Democracy is a daily reminder of values

This is a speech by Sevgil Musaieva, editor-in-chief of Ukrayinska Pravda, upon receiving an award from the Center for European Policy Analysis in the category "Freedom Fighter." The award ceremony took place on October 8, 2025, in Washington, D.C.
"Do you have a handkerchief?"
That's how German writer Herta Müller began her Nobel lecture in 2009.
A simple, ordinary, almost tender question that her mother used to ask her every morning.
But it was never really about the handkerchief.
It was about love — about the kind of care that fits into something small, something you can carry in your pocket — even when your mother is gone.
Müller said she sometimes deliberately left her handkerchief at home, just to hear that question again.
Because the true meaning of a handkerchief is not to wipe away your tears — but to remember: somewhere, someone is thinking of you.
Someone loves you.
***
I thought of this story recently — as I was standing in Saint Michael's Cathedral, in free Kyiv, holding my own handkerchief in my hands.
Surrounded by candles and flowers, we were saying goodbye to our colleague — the journalist Viktoriia Roshchyna.
Viktoriia's mission was simple and brave: to tell the world the truth about people living under Russian occupation.
In summer 2023 she went to the occupied territories of Ukraine, and she never came back.
A year ago, her father received the most terrible news:
Viktoriia has died in Russian captivity.
We began to investigate what had happened to her. We traced her final journey — Enerhodar. Melitopol. Taganrog. Novorossiysk. Perm.
Four prisons.
Torture.
Electric shocks.
Beatings.
Exhaustion.
When Viktoriia's body was returned to Ukraine, it was so badly mutilated that it was unrecognizable.
And then we learned something even more horrifying: the Russians had returned the body without a brain, without eyes, without a trachea — trying to erase the traces of torture, to erase her.
But we didn't let that happen.
Together with dozens of journalists from different countries, we finished Viktoriia's investigation.
It was about the "invisible" people — more than 16,000 civilians illegally held in Russian prisons and torture chambers.
We documented stories of beatings, of rape, of electric shock torture.
And sometimes, listening to those testimonies, I would realize I couldn't breathe. It was the hardest story of my life. But it had to be told — so that the truth would not die, so that Viktoria's voice could live on.
***Before coming here, I ran into an old university friend — a woman from Mariupol.
She hasn't seen her mother for four years.
Russia won't let her into the city. And her mother can't leave occupied Mariupol — she cares for her own elderly mother, and she's afraid she'd never be allowed back.

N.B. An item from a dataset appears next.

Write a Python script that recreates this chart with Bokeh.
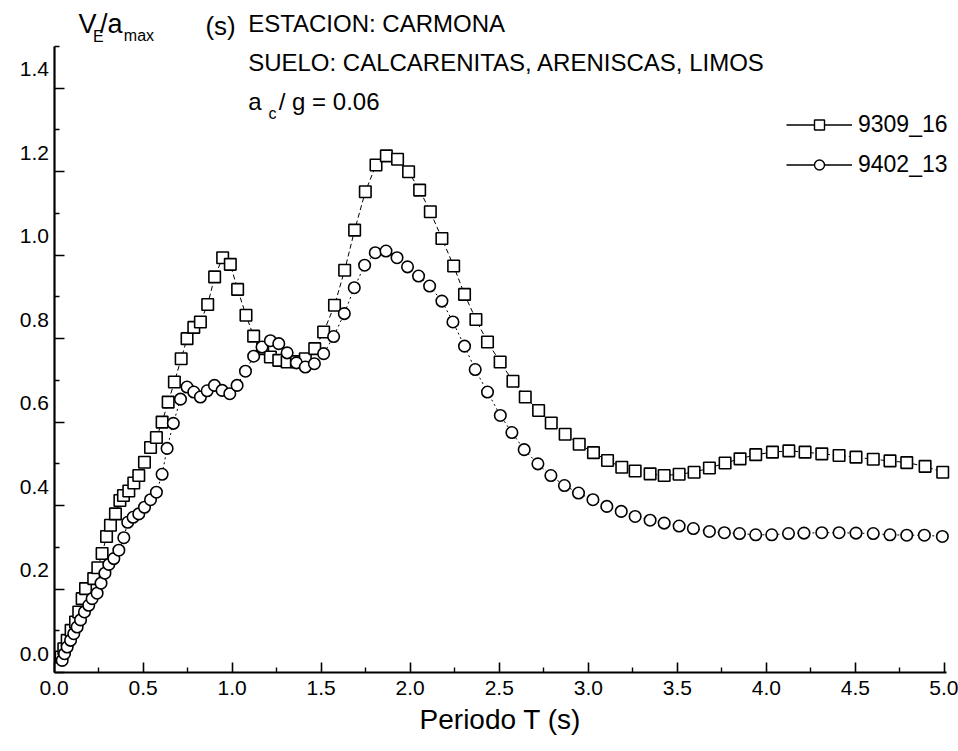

My friend told me she hasn't heard from her husband — a soldier — for three months. He's missing near Pokrovsk. Maybe there's still hope he's alive. But that feeling of uncertainty, of not knowing, is the hardest part.
And every day, her two children — who are nine and thirteen — ask her:
"Mom, where is Dad?"
She can't answer. And I couldn't either. So I just hugged her — and she cried on my shoulder.
***We Ukrainians live in this state of uncertainty every day. We don't know what tomorrow will bring.
We are tired.
We are wounded.
But we hold on — because we have no other choice.
And now, more than ever, we need solidarity, we need compassion,we need humanity.
Your words, your attention, your presence — they matter.
They help us endure.
***
Dear friends, this is not just a story about one journalist, or one woman from Mariupol.
It's a story about democracy — in our time.
Because something is deeply wrong with democracy
if Russia can torture, kill, and imprison thousands of people
— and the democratic world remains powerless.
Viktoriia believed that even one voice matters. She risked everything. And she paid the highest price.
***
I, too, know what it means to lose your home.
I am a Crimean Tatar.
My family was deported from their native land by Stalin in 1944.
I grew up in Crimea — but for eleven years now, I haven't been able to return because of Putin's occupation.
A part of my life remains there — and people I love remain beyond my reach. I cannot liberate Crimea alone. But I can do something every day. I can speak. I can write. I can bear witness.
***
For me, freedom of speech is not a slogan. It's not a declaration. It's my daily work. My handkerchief —a symbol of love, resilience, and responsibility. And I want to say this clearly:
Democracy is not given once and forever. It doesn't exist by itself. Democracy is daily work. A daily act of responsibility, of love, of support, of solidarity. A daily reminder of what truly matters — even when there are so many reasons to forget.
Because democracy is not born in a day, and it does not die in a moment. It lives as long as we are willing to carry it with us — like a simple symbol of love, a simple symbol of care — like that handkerchief that is always near.
And at the same time — as greatest duty of our generation.